*Code that draws figures*.
┄┄┄┄┄┄┄┄┄┄

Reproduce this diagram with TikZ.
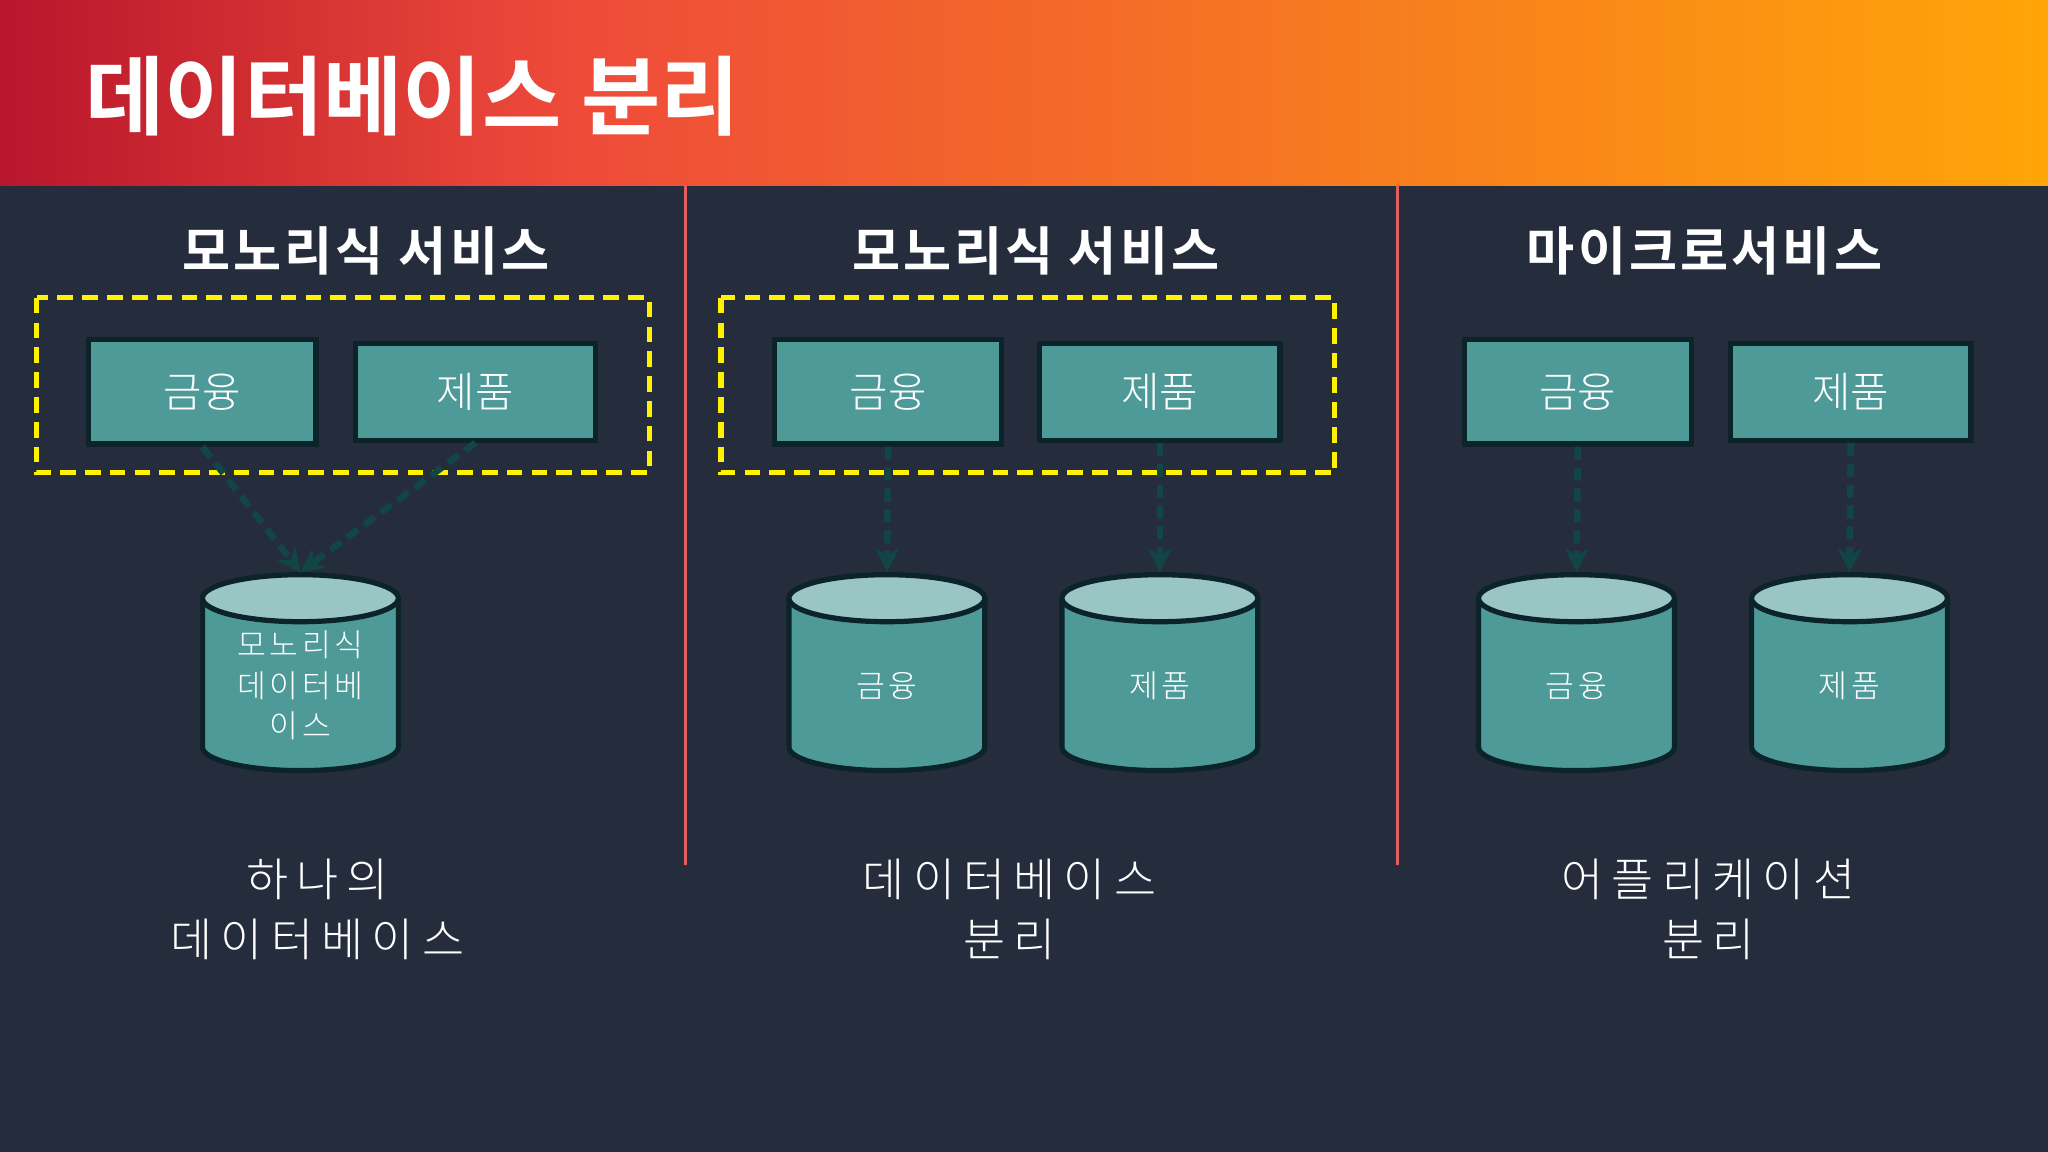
\documentclass[tikz,border=0pt]{standalone}
\usepackage{fontspec}
\setmainfont{Noto Sans CJK KR}
\newfontfamily\kb{Noto Sans CJK KR Bold}[LetterSpace=6]
\newfontfamily\kt{Noto Sans CJK KR Bold}
\newfontfamily\kl{Noto Sans CJK KR Light}
\newfontfamily\kls{Noto Sans CJK KR Light}[LetterSpace=18]
\newfontfamily\klc{Noto Sans CJK KR Light}[LetterSpace=12]
\usetikzlibrary{arrows.meta}
\definecolor{bg}{HTML}{252D3D}
\definecolor{teal}{HTML}{4E9A98}
\definecolor{tealtop}{HTML}{9AC5C5}
\definecolor{edge}{HTML}{0B2329}
\definecolor{arr}{HTML}{124646}
\definecolor{hred}{HTML}{B8162C}
\definecolor{hmid}{HTML}{EE4A3A}
\definecolor{horange}{HTML}{FFA508}
\definecolor{divc}{HTML}{E06060}
\tikzset{
 svc/.style={draw=edge,line width=4pt,fill=teal,text=white,font=\kl\fontsize{32}{36}\selectfont},
 grp/.style={draw=yellow,dashed,dash pattern=on 12pt off 7pt,line width=4pt},
 link/.style={draw=arr,line width=5pt,dashed,dash pattern=on 10pt off 6pt,-{Stealth[length=18pt,width=18pt,fill=arr]}},
 head/.style={text=white,font=\kb\fontsize{40}{44}\selectfont},
 captext/.style={text=white,font=\kls\fontsize{35}{46}\selectfont,align=center},
 ctext/.style={text=white,font=\klc\fontsize{24}{31}\selectfont,align=center},
 divider/.style={draw=divc,line width=2.5pt}
}
\newcommand{\mycyl}[3]{% name, x, label
 \fill[teal] (#2-75,458) rectangle (#2+75,572);
 \fill[teal] (#2,572) ellipse (75 and 18);
 \draw[edge,line width=4pt] (#2-75,458) -- (#2-75,572) arc[start angle=180,end angle=0,x radius=75,y radius=18] -- (#2+75,458);
 \draw[edge,line width=4pt,fill=tealtop] (#2,458) ellipse (75 and 18);
 \node[ctext] (#1) at (#2,525) {#3};
 \coordinate (#1top) at (#2,438);
}
\begin{document}
\begin{tikzpicture}[x=1pt,y=-1pt]
\useasboundingbox (0,0) rectangle (1568,882);
\fill[bg] (0,0) rectangle (1568,882);
\shade[left color=hred,right color=hmid] (0,0) rectangle (430,142);
\shade[left color=hmid,right color=horange] (429,0) rectangle (1568,142);
\node[text=white,font=\kt\fontsize{66}{70}\selectfont,anchor=west] (title) at (62,74) {데이터베이스 분리};
\draw[divider] (525,142) -- (525,662);
\draw[divider] (1070,142) -- (1070,662);
% headings
\node[head] (h1) at (280,192) {모노리식 서비스};
\node[head] (h2) at (793,192) {모노리식 서비스};
\node[head] (h3) at (1305,192) {마이크로서비스};
% groups
\draw[grp] (28,228) rectangle (497,362);
\draw[grp] (552,228) rectangle (1022,362);
% panel 1
\node[svc,minimum width=174pt,minimum height=80pt] (a1) at (155,300) {금융};
\node[svc,minimum width=184pt,minimum height=74pt] (b1) at (364,300) {제품};
\mycyl{d1}{230}{모노리식\\데이터베\\이스}
\draw[link] (a1.south) -- (d1top);
\draw[link] (b1.south) -- (d1top);
% panel 2
\node[svc,minimum width=174pt,minimum height=80pt] (a2) at (680,300) {금융};
\node[svc,minimum width=184pt,minimum height=74pt] (b2) at (888,300) {제품};
\mycyl{d2}{679}{금융}
\mycyl{e2}{888}{제품}
\draw[link] (a2.south) -- (d2top);
\draw[link] (b2.south) -- (e2top);
% panel 3
\node[svc,minimum width=174pt,minimum height=80pt] (a3) at (1208,300) {금융};
\node[svc,minimum width=184pt,minimum height=74pt] (b3) at (1417,300) {제품};
\mycyl{d3}{1207}{금융}
\mycyl{e3}{1416}{제품}
\draw[link] (a3.south) -- (d3top);
\draw[link] (b3.south) -- (e3top);
% captions
\node[captext] (c1) at (243,696) {하나의\\데이터베이스};
\node[captext] (c2) at (773,696) {데이터베이스\\분리};
\node[captext] (c3) at (1308,696) {어플리케이션\\분리};
\end{tikzpicture}
\end{document}
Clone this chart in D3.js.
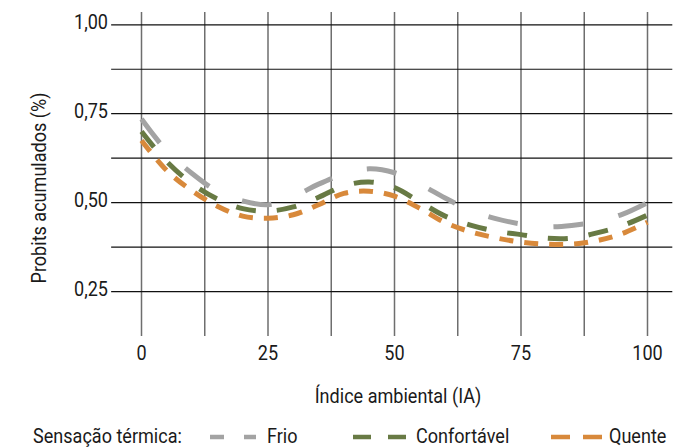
<!DOCTYPE html>
<html>
<head>
<meta charset="utf-8">
<script src="https://cdn.jsdelivr.net/npm/d3@7"></script>
<style>
  body { margin: 0; background: #ffffff; }
  svg { display: block; }
  text { font-family: "Roboto", "DejaVu Sans Condensed", sans-serif; fill: #1a1a1a; font-size: 21px; }
</style>
</head>
<body>
<div id="chart"></div>
<script>
// Valeurs
var indices = [0, 5, 10, 15, 20, 25, 30, 35, 40, 45, 50, 55, 60, 65, 70, 75, 80, 85, 90, 95, 100];
var frio = [0.735, 0.645, 0.582, 0.532, 0.505, 0.494, 0.517, 0.552, 0.580, 0.595, 0.584, 0.552, 0.513, 0.478, 0.455, 0.440, 0.432, 0.436, 0.447, 0.467, 0.500];
var confortavel = [0.700, 0.615, 0.553, 0.510, 0.483, 0.476, 0.488, 0.515, 0.547, 0.558, 0.542, 0.502, 0.462, 0.437, 0.420, 0.410, 0.400, 0.400, 0.415, 0.435, 0.465];
var quente = [0.675, 0.590, 0.533, 0.490, 0.462, 0.456, 0.466, 0.494, 0.526, 0.532, 0.518, 0.484, 0.444, 0.418, 0.401, 0.389, 0.383, 0.383, 0.393, 0.413, 0.445];
var seriesNames = ["Frio", "Confortável", "Quente"];
var xTicks = [0, 25, 50, 75, 100];
var yTicks = [0.25, 0.5, 0.75, 1.0];

var width = 691;
var height = 448;
var squeeze = 0.86; // police étroite simulée

var colors = { "Frio": "#a3a3a3", "Confortável": "#687a44", "Quente": "#d8893b" };
var dashes = { "Frio": "30,36", "Confortável": "20,21", "Quente": "14,11" };
var legendDashes = { "Frio": "14,20", "Confortável": "18,17", "Quente": "19,13" };

var svg = d3
  .select("#chart")
  .append("svg")
  .attr("width", width)
  .attr("height", height);

// texte compressé horizontalement
function addText(px, py, str, anchor, rot) {
  var g = svg.append("g")
    .attr("transform", "translate(" + px + "," + py + ")" + (rot ? " rotate(" + rot + ")" : "") + " scale(" + squeeze + ",1)");
  g.append("text")
    .attr("text-anchor", anchor || "start")
    .text(str);
  return g;
}

// Echelles
var x = d3.scaleLinear().domain([0, 100]).range([141.5, 647.5]);
var y = d3.scaleLinear().domain([0.125, 1.036]).range([336, 12]);

// Grille verticale (tous les 12,5)
var xGrid = d3.range(0, 100.1, 12.5);
svg.selectAll(".vgrid")
  .data(xGrid)
  .enter()
  .append("line")
  .attr("class", "vgrid")
  .attr("x1", function (d) { return x(d); })
  .attr("x2", function (d) { return x(d); })
  .attr("y1", y(1.036))
  .attr("y2", y(0.125))
  .style("stroke", "#6e6e6e")
  .style("stroke-width", 1.5);

// Grille horizontale (tous les 0,125)
var yGrid = d3.range(0.25, 1.01, 0.125);
svg.selectAll(".hgrid")
  .data(yGrid)
  .enter()
  .append("line")
  .attr("class", "hgrid")
  .attr("x1", x(-6))
  .attr("x2", x(104.9))
  .attr("y1", function (d) { return y(d); })
  .attr("y2", function (d) { return y(d); })
  .style("stroke", "#111111")
  .style("stroke-width", 1.2);

// Etiquettes de l'axe Y
var fmt = function (d) { return d3.format(".2f")(d).replace(".", ","); };
yTicks.forEach(function (d) {
  addText(108, y(d) + 4, fmt(d), "end");
});

// Etiquettes de l'axe X
xTicks.forEach(function (d) {
  addText(x(d), 360, String(d), "middle");
});

// Titres des axes
addText(46, 188, "Probits acumulados (%)", "middle", -90);
addText(398, 403, "Índice ambiental (IA)", "middle");

// Courbes
var data = [
  { name: "Frio", values: frio },
  { name: "Confortável", values: confortavel },
  { name: "Quente", values: quente }
];

var line = d3.line()
  .x(function (d, i) { return x(indices[i]); })
  .y(function (d) { return y(d); })
  .curve(d3.curveCatmullRom.alpha(0.5));

svg.selectAll(".serie")
  .data(data)
  .enter()
  .append("path")
  .attr("class", "serie")
  .attr("d", function (d) { return line(d.values); })
  .style("fill", "none")
  .style("stroke", function (d) { return colors[d.name]; })
  .style("stroke-width", 5)
  .style("stroke-dasharray", function (d) { return dashes[d.name]; });

// Legende
addText(33, 443, "Sensação térmica:", "start");

var legendPos = [
  { name: seriesNames[0], x1: 210, x2: 256, tx: 267 },
  { name: seriesNames[1], x1: 353, x2: 406, tx: 416 },
  { name: seriesNames[2], x1: 551, x2: 602, tx: 609 }
];

svg.selectAll(".legend")
  .data(legendPos)
  .enter()
  .append("line")
  .attr("class", "legend")
  .attr("x1", function (d) { return d.x1; })
  .attr("x2", function (d) { return d.x2; })
  .attr("y1", 437)
  .attr("y2", 437)
  .style("stroke", function (d) { return colors[d.name]; })
  .style("stroke-width", 4.5)
  .style("stroke-dasharray", function (d) { return legendDashes[d.name]; });

legendPos.forEach(function (d) {
  addText(d.tx, 443, d.name, "start");
});
</script>
</body>
</html>
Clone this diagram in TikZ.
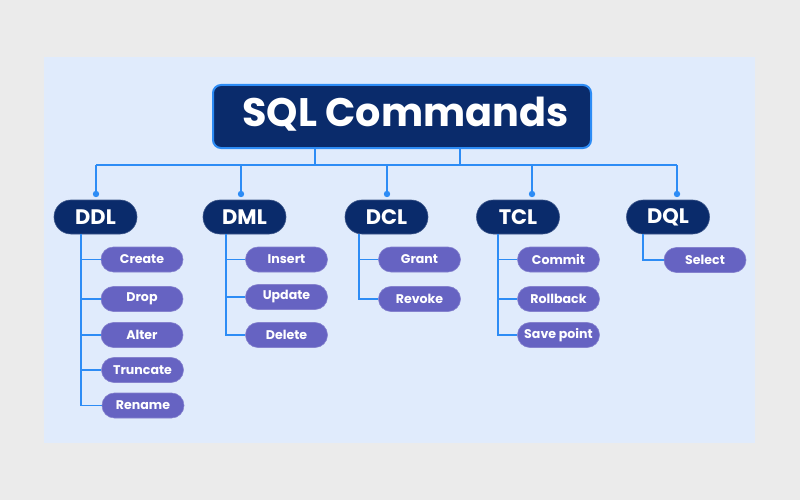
\documentclass[tikz,border=0pt]{standalone}
\usepackage{fontspec}
\setmainfont{Poppins}
\definecolor{bg}{HTML}{EBEBEB}
\definecolor{panel}{HTML}{E0EBFC}
\definecolor{navy}{HTML}{0A2B6B}
\definecolor{purp}{HTML}{6663C2}
\definecolor{lineblue}{HTML}{2D8CF5}
\tikzset{
  titlebox/.style={draw=lineblue, line width=2pt, fill=navy, rounded corners=8pt,
    minimum width=378pt, minimum height=63pt, text=white, inner sep=0pt,
    text height=20.4pt, text depth=0pt,
    font=\fontsize{39.8}{39.8}\selectfont\bfseries},
  catbox/.style={draw=navy!80!white, line width=0.6pt, fill=navy, rounded corners=16.9pt,
    minimum width=83pt, minimum height=34pt, text=white, inner sep=0pt,
    font=\fontsize{21}{21}\selectfont\bfseries},
  itembox/.style={draw=purp!80!white, line width=0.6pt, fill=purp, rounded corners=12.4pt,
    minimum width=82pt, minimum height=25pt, text=white, inner sep=0pt,
    font=\fontsize{12.6}{12.6}\selectfont\bfseries},
  conn/.style={draw=lineblue, line width=1.5pt},
  dotmark/.style={fill=lineblue}
}
\begin{document}
\begin{tikzpicture}[x=1pt,y=-1pt]
\fill[bg] (0,0) rectangle (800,500);
\useasboundingbox (0,0) rectangle (800,500);
\fill[panel] (44,57) rectangle (755,443);

% title
\node[titlebox] (title) at (402,116.5) {\hspace{7pt}SQL Commands};

% categories
\node[catbox] (ddl) at (95.5,217) {DDL};
\node[catbox] (dml) at (244.5,217) {DML};
\node[catbox] (dcl) at (386.5,217) {DCL};
\node[catbox] (tcl) at (518,217) {TCL};
\node[catbox] (dql) at (668,217) {DQL};

% bus coordinates
\coordinate (t1) at (315,165);
\coordinate (t2) at (460,165);
\coordinate (dDDL) at (96,194);
\coordinate (dDML) at (241,194);
\coordinate (dDCL) at (387,194);
\coordinate (dTCL) at (532,194);
\coordinate (dDQL) at (677,194);

\draw[conn] (t1 |- title.south) -- (t1);
\draw[conn] (t2 |- title.south) -- (t2);
\draw[conn] (dDDL |- t1) -- (dDQL |- t1);
\foreach \d in {dDDL,dDML,dDCL,dTCL,dDQL}{
  \draw[conn] (\d |- t1) -- (\d);
  \fill[dotmark] (\d) circle (3.2);
}

% items
\node[itembox] (create)   at (142,259.5) {Create};
\node[itembox] (drop)     at (142,299)   {Drop};
\node[itembox] (alter)    at (142,335)   {Alter};
\node[itembox] (truncate) at (142.5,370) {Truncate};
\node[itembox] (rename)   at (143,405.5) {Rename};

\node[itembox] (insert) at (286.5,259.5) {Insert};
\node[itembox] (update) at (286.5,297)   {Update};
\node[itembox] (delete) at (286.5,335)   {Delete};

\node[itembox] (grant)  at (419.5,259.5) {Grant};
\node[itembox] (revoke) at (419.5,299)   {Revoke};

\node[itembox] (commit)    at (558.5,259.5) {Commit};
\node[itembox] (rollback)  at (558.5,299)   {Rollback};
\node[itembox] (savepoint) at (558.5,335)   {Save point};

\node[itembox] (select) at (705,260) {Select};

% stems
\coordinate (sDDL) at (81,0);
\coordinate (sDML) at (226,0);
\coordinate (sDCL) at (359,0);
\coordinate (sTCL) at (498,0);
\coordinate (sDQL) at (643,0);

\foreach \c in {create,drop,alter,truncate,rename}
  \draw[conn] (sDDL |- ddl.south) |- (\c.west);
\foreach \c in {insert,update,delete}
  \draw[conn] (sDML |- dml.south) |- (\c.west);
\foreach \c in {grant,revoke}
  \draw[conn] (sDCL |- dcl.south) |- (\c.west);
\foreach \c in {commit,rollback,savepoint}
  \draw[conn] (sTCL |- tcl.south) |- (\c.west);
\draw[conn] (sDQL |- dql.south) |- (select.west);
\end{tikzpicture}
\end{document}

┄┄┄┄┄┄┄┄┄┄

*Task details*.
Above are the records. Print exactly the lines from the one containing "Clone this chart in D3.js." to the one containing "var squeeze = 0.86; // police étroite simulée", both included, and nothing else; pictures are excluded.

*The result*.
Clone this chart in D3.js.
<!DOCTYPE html>
<html>
<head>
<meta charset="utf-8">
<script src="https://cdn.jsdelivr.net/npm/d3@7"></script>
<style>
  body { margin: 0; background: #ffffff; }
  svg { display: block; }
  text { font-family: "Roboto", "DejaVu Sans Condensed", sans-serif; fill: #1a1a1a; font-size: 21px; }
</style>
</head>
<body>
<div id="chart"></div>
<script>
// Valeurs
var indices = [0, 5, 10, 15, 20, 25, 30, 35, 40, 45, 50, 55, 60, 65, 70, 75, 80, 85, 90, 95, 100];
var frio = [0.735, 0.645, 0.582, 0.532, 0.505, 0.494, 0.517, 0.552, 0.580, 0.595, 0.584, 0.552, 0.513, 0.478, 0.455, 0.440, 0.432, 0.436, 0.447, 0.467, 0.500];
var confortavel = [0.700, 0.615, 0.553, 0.510, 0.483, 0.476, 0.488, 0.515, 0.547, 0.558, 0.542, 0.502, 0.462, 0.437, 0.420, 0.410, 0.400, 0.400, 0.415, 0.435, 0.465];
var quente = [0.675, 0.590, 0.533, 0.490, 0.462, 0.456, 0.466, 0.494, 0.526, 0.532, 0.518, 0.484, 0.444, 0.418, 0.401, 0.389, 0.383, 0.383, 0.393, 0.413, 0.445];
var seriesNames = ["Frio", "Confortável", "Quente"];
var xTicks = [0, 25, 50, 75, 100];
var yTicks = [0.25, 0.5, 0.75, 1.0];

var width = 691;
var height = 448;
var squeeze = 0.86; // police étroite simulée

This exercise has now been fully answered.